Perhaps the most fitting epitaph for Sri Vikrama Rajasinha is that he was the last obstacle—however flawed—to British colonial domination of Sri Lanka. His execution of Ehelepola’s family provided the moral pretext, but the British intention to conquer Kandy predated that atrocity and would have found another justification if necessary. The systematic intelligence work of John D’Oyly made the conquest bloodless, but the conquest itself was inevitable once the British decided to complete their control of Ceylon.
The End of an Era
With Sri Vikrama Rajasinha’s capture and exile, more than two millennia of continuous monarchy in Sri Lanka came to an end. Since the legendary King Vijaya had arrived from India and established the first Sinhalese kingdom around 543 BCE, there had always been a native king ruling at least some portion of the island—whether in Anuradhapura, Polonnaruwa, Dambadeniya, Gampola, Kotte, or finally Kandy.
That unbroken chain ended on March 2, 1815. For the next 133 years, until independence on February 4, 1948, Sri Lanka would be governed from London. The proud kingdom that had successfully resisted Portuguese and Dutch colonial ambitions for over two centuries had fallen not through military conquest but through internal division and the betrayal of its own aristocracy.
The privy purse granted to Sri Vikrama Rajasinha was continued to his descendants by the Government of Ceylon until 1965, a small financial acknowledgment of a lost sovereignty. But no amount of money could restore what had been taken: the independence of a kingdom, the continuity of a royal lineage, and the dignity of a people who had governed themselves since time immemorial.

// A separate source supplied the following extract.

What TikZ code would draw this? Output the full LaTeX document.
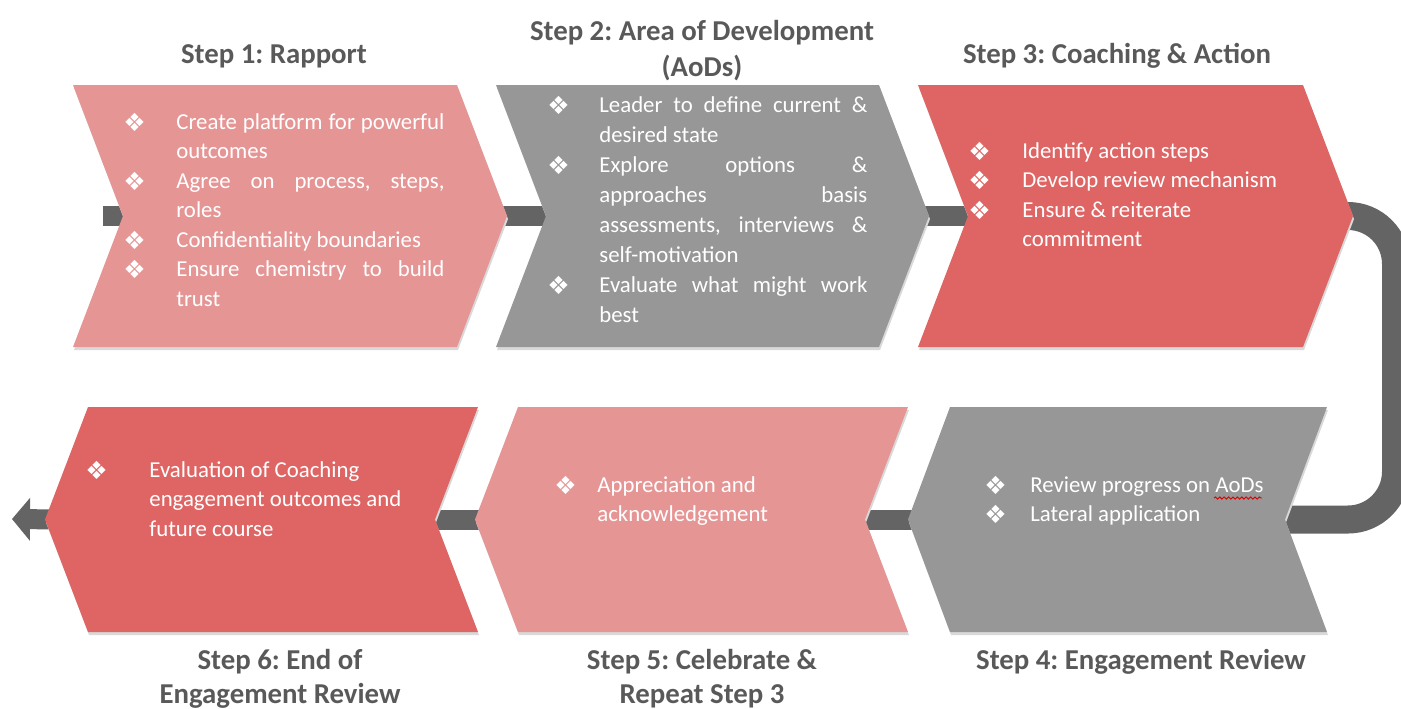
\documentclass[tikz,border=0pt]{standalone}
\usepackage{fontspec}
\setmainfont{Carlito}
\newfontfamily\symfont{DejaVu Sans}
\usetikzlibrary{arrows.meta,decorations.pathmorphing}
\pgfdeclarelayer{background}
\pgfsetlayers{background,main}
\frenchspacing

\definecolor{pinkstep}{HTML}{E69595}
\definecolor{graystep}{HTML}{979797}
\definecolor{redstep}{HTML}{DE6564}
\definecolor{linkgray}{HTML}{646464}
\definecolor{titlegray}{HTML}{595959}
\definecolor{shadowgray}{HTML}{D9D9D9}

% bullet column width and justified text width
\newlength\bw
\newlength\tw
\setlength\tw{134pt}
\newcommand\bul{\makebox[\bw][l]{\raisebox{-1.2pt}{\symfont\fontsize{12.5}{12.5}\selectfont ❖}}}
\newcommand\ind{\hspace*{\bw}}
\newcommand\jus[1]{\makebox[\tw][s]{#1}}

% right-pointing chevron: name, left x, right x, top y, bottom y, depth, colour
\newcommand\chevR[7]{%
  \fill[shadowgray, shift={(1,3)}] (#2,#4) -- (#3,#4) -- ({#3+#6},{(#4+#5)/2}) -- (#3,#5) -- (#2,#5) -- ({#2+#6},{(#4+#5)/2}) -- cycle;
  \fill[#7] (#2,#4) -- (#3,#4) -- ({#3+#6},{(#4+#5)/2}) -- (#3,#5) -- (#2,#5) -- ({#2+#6},{(#4+#5)/2}) -- cycle;
  \coordinate (#1-tip) at ({#3+#6},{(#4+#5)/2});
  \coordinate (#1-notch) at ({#2+#6},{(#4+#5)/2});
}
% left-pointing chevron: same arguments
\newcommand\chevL[7]{%
  \fill[shadowgray, shift={(1,3)}] (#2,#4) -- (#3,#4) -- ({#3-#6},{(#4+#5)/2}) -- (#3,#5) -- (#2,#5) -- ({#2-#6},{(#4+#5)/2}) -- cycle;
  \fill[#7] (#2,#4) -- (#3,#4) -- ({#3-#6},{(#4+#5)/2}) -- (#3,#5) -- (#2,#5) -- ({#2-#6},{(#4+#5)/2}) -- cycle;
  \coordinate (#1-tip) at ({#2-#6},{(#4+#5)/2});
  \coordinate (#1-notch) at ({#3-#6},{(#4+#5)/2});
}

\begin{document}
\begin{tikzpicture}[x=0.5pt, y=-0.5pt,
  body/.style={inner sep=0pt, text=white, anchor=base west,
    font=\fontsize{11.4}{14.75}\selectfont},
  title/.style={inner sep=0pt, text=titlegray, anchor=base,
    font=\fontsize{14.4}{18}\selectfont\bfseries},
  lowtitle/.style={title, font=\fontsize{14.4}{17}\selectfont\bfseries},
  bar/.style={draw=linkgray, line width=10pt},
  loopbar/.style={draw=linkgray, line width=14pt, rounded corners=24pt},
  squiggle/.style={draw=red!85!black, line width=0.45pt,
    decorate, decoration={snake, amplitude=0.55pt, segment length=2.2pt}}]
\useasboundingbox (0,0) rectangle (1401,708);
\clip (0,0) rectangle (1401,708);

% chevrons
\chevR{c1}{73}{457}{85}{347}{50}{pinkstep}
\chevR{c2}{496}{879}{85}{347}{50}{graystep}
\chevR{c3}{918}{1303}{85}{347}{50}{redstep}
\chevL{c4}{950}{1327}{407}{632}{42}{graystep}
\chevL{c5}{518}{908}{407}{632}{43}{pinkstep}
\chevL{c6}{88}{478}{407}{632}{43}{redstep}

\coordinate (start) at (103,216);
\coordinate (loopx) at (1396,0);
\coordinate (finish) at (12,519);

% connectors behind the chevrons
\begin{pgfonlayer}{background}
  \draw[bar] (start) -- ([xshift=10pt]c1-notch);
  \draw[bar] ([xshift=-10pt]c1-tip) -- ([xshift=10pt]c2-notch);
  \draw[bar] ([xshift=-10pt]c2-tip) -- ([xshift=10pt]c3-notch);
  \draw[loopbar] ([xshift=-15pt]c3-tip) -- (c3-tip -| loopx) -- (c4-notch -| loopx) -- ([xshift=-15pt]c4-notch);
  \draw[bar] ([xshift=10pt]c4-tip) -- ([xshift=-10pt]c5-notch);
  \draw[bar] ([xshift=10pt]c5-tip) -- ([xshift=-10pt]c6-notch);
  \draw[bar, -{Triangle[length=9pt, width=21pt]}] ([xshift=10pt]c6-tip) -- (finish);
\end{pgfonlayer}

% titles
\node[title] (h1) at (274,63) {Step 1: Rapport};
\node[title] (h2) at (702,40) {\begin{tabular}[t]{@{}c@{}}Step 2: Area of Development\\(AoDs)\end{tabular}};
\node[title] (h3) at (1117,63) {Step 3: Coaching \& Action};
\node[lowtitle] (h4) at (1141,669) {Step 4: Engagement Review};
\node[lowtitle] (h5) at (702,669) {\begin{tabular}[t]{@{}c@{}}Step 5: Celebrate \&\\Repeat Step 3\end{tabular}};
\node[lowtitle] (h6) at (280,669) {\begin{tabular}[t]{@{}c@{}}Step 6: End of\\Engagement Review\end{tabular}};

% step contents
\node[body] (b1) at (123,129) {\setlength\bw{26.5pt}\begin{tabular}[t]{@{}l@{}}
\bul\jus{Create platform for powerful}\\
\ind outcomes\\
\bul\jus{Agree on process, steps,}\\
\ind roles\\
\bul Confidentiality boundaries\\
\bul\jus{Ensure chemistry to build}\\
\ind trust
\end{tabular}};

\node[body, font=\fontsize{11.4}{15}\selectfont] (b2) at (547,112) {\setlength\bw{26pt}\begin{tabular}[t]{@{}l@{}}
\bul\jus{Leader to define current \&}\\
\ind desired state\\
\bul\jus{Explore options \&}\\
\ind\jus{approaches basis}\\
\ind\jus{assessments, interviews \&}\\
\ind self-motivation\\
\bul\jus{Evaluate what might work}\\
\ind best
\end{tabular}};

\node[body] (b3) at (968,158) {\setlength\bw{27pt}\begin{tabular}[t]{@{}l@{}}
\bul Identify action steps\\
\bul Develop review mechanism\\
\bul Ensure \& reiterate\\
\ind commitment
\end{tabular}};

\node[body] (b4) at (984,492) {\setlength\bw{23pt}\begin{tabular}[t]{@{}l@{}}
\bul Review progress on AoDs\\
\bul Lateral application
\end{tabular}};

\node[body] (b5) at (554,492) {\setlength\bw{21.5pt}\begin{tabular}[t]{@{}l@{}}
\bul Appreciation and\\
\ind acknowledgement
\end{tabular}};

\node[body] (b6) at (85,477) {\setlength\bw{32pt}\begin{tabular}[t]{@{}l@{}}
\bul Evaluation of Coaching\\
\ind engagement outcomes and\\
\ind future course
\end{tabular}};

% spelling mark under "AoDs"
\coordinate (sqa) at (1214,498);
\coordinate (sqb) at (1262,498);
\draw[squiggle] (sqa) -- (sqb);
\end{tikzpicture}
\end{document}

Sri Vikrama Rajasinha died in exile believing he was still the rightful King of Kandy. In the eyes of the law and the reality of power, he was merely a pensioner of the British Empire. But in the sweep of history, he remains what he was on that February day in 1815 when he was captured near Medamahanuwara: the last king of Sri Lanka, the final sovereign of an ancient throne, and the man whose fall marked the end of an era that would never return.